Thank you for submissions to “The Power of Attraction”. I am thankful I had entries, to be precise 3. Here’s entry A.

There is a story, perhaps a myth. A myth on illusion of love and the magic of attraction. This is my story.

I was standing at the corner of the room. She walked in, carrying a basket filled with cookies. She looked around and our eyes met.She smiled at me and walked towards my direction. As her steps moved closer, my heart drummed faster. My hands were dripping with sweat, “I hope we will not need to shake hands later.” I thought to myself.

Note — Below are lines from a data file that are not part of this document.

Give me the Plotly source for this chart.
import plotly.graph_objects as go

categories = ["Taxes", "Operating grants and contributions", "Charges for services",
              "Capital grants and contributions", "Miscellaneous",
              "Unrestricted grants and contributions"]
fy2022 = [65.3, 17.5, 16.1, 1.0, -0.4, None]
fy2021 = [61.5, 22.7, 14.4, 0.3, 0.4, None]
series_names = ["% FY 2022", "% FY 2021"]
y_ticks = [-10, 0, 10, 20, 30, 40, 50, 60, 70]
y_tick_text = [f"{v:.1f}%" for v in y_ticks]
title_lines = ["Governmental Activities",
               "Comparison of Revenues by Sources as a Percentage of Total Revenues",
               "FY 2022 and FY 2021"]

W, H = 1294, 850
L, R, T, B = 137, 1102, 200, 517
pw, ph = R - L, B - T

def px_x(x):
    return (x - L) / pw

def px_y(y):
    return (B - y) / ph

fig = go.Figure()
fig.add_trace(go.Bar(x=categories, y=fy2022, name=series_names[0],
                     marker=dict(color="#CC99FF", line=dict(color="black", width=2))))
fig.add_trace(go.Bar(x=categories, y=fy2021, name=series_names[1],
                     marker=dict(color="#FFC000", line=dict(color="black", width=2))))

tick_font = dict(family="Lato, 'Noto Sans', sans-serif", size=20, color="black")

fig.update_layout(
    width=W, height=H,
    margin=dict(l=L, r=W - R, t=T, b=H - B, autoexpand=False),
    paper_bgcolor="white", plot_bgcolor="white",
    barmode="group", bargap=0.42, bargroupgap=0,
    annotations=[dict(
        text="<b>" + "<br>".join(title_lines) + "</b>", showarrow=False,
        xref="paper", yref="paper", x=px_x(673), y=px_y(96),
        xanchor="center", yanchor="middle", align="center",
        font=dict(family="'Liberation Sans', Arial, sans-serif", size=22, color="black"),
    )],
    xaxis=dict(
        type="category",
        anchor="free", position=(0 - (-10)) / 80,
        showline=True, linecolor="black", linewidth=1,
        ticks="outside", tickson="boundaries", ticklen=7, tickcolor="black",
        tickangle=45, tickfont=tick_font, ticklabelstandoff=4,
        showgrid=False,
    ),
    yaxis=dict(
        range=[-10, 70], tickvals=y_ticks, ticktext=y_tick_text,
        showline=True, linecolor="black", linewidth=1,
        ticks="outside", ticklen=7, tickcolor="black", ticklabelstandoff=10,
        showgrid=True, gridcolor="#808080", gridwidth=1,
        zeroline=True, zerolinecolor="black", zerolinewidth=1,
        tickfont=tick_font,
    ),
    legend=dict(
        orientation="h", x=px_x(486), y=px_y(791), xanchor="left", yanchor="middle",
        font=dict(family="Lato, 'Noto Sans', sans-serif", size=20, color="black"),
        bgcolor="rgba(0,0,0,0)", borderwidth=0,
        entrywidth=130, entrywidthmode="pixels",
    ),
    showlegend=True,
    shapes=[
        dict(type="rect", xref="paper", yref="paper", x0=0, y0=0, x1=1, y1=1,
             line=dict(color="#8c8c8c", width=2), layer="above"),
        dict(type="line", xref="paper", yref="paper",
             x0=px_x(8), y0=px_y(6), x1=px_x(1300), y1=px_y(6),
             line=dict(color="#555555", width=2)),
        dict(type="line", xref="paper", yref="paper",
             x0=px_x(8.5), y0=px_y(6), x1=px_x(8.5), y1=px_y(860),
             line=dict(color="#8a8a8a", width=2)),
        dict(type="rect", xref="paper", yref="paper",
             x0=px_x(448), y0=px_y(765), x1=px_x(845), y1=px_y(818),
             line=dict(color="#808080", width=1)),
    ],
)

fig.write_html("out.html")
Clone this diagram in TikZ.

“Hi, would you like to buy a packet of cookies? It’s for charity. I’m fund raising for …” her sweet voice spoke. The remaining few moments in my life that day were blurred. I went into autopilot mode. As she walked away, I realized I was holding a packet of cookies. “What did I say to her?” Her beauty enchanted me. Her voice bewitched my soul.

Weeks passed, I soon found out from a friend who took the same school bus as her, her home address. I attended every function organized by her school for 6 consecutive months, just to catch a glimpse of her. She never took notice of my presence. I knew I needed to do something as I no longer could refrain my attraction for her. I am not a stalker. I do not want to be one.

I started writing letters to her but should I leave a name or a correspondence address? What if she finds out who I am? I was clearly troubled but as I held the pen and started writing her name on the white piece of paper, I felt calm. Hence, it started, my confession of love for her through my letters. I wrote to her diligently for months, letters of love and of completion. I could feel the magic of unconditional love, even though I knew she was unaware of my real identity. I silently affirmed my love for her.

I grew fonder of her with each passing day. I shared my innermost thoughts with her. Though, I never heard her say, her smile told me so that she’s happy. I could be the reason behind her happiness.

Months passed and I continued writing to her. Then, one day my friend told me that she stopped taking the school bus as she has moved home. Why did she move? Where to ? I saw her the following weekend. I wanted to ask her for her new mailing address but I didn’t have the courage to walk up to her. I hated myself then. That was just it. It ended, I lost touch with her. After high school, I never saw her again.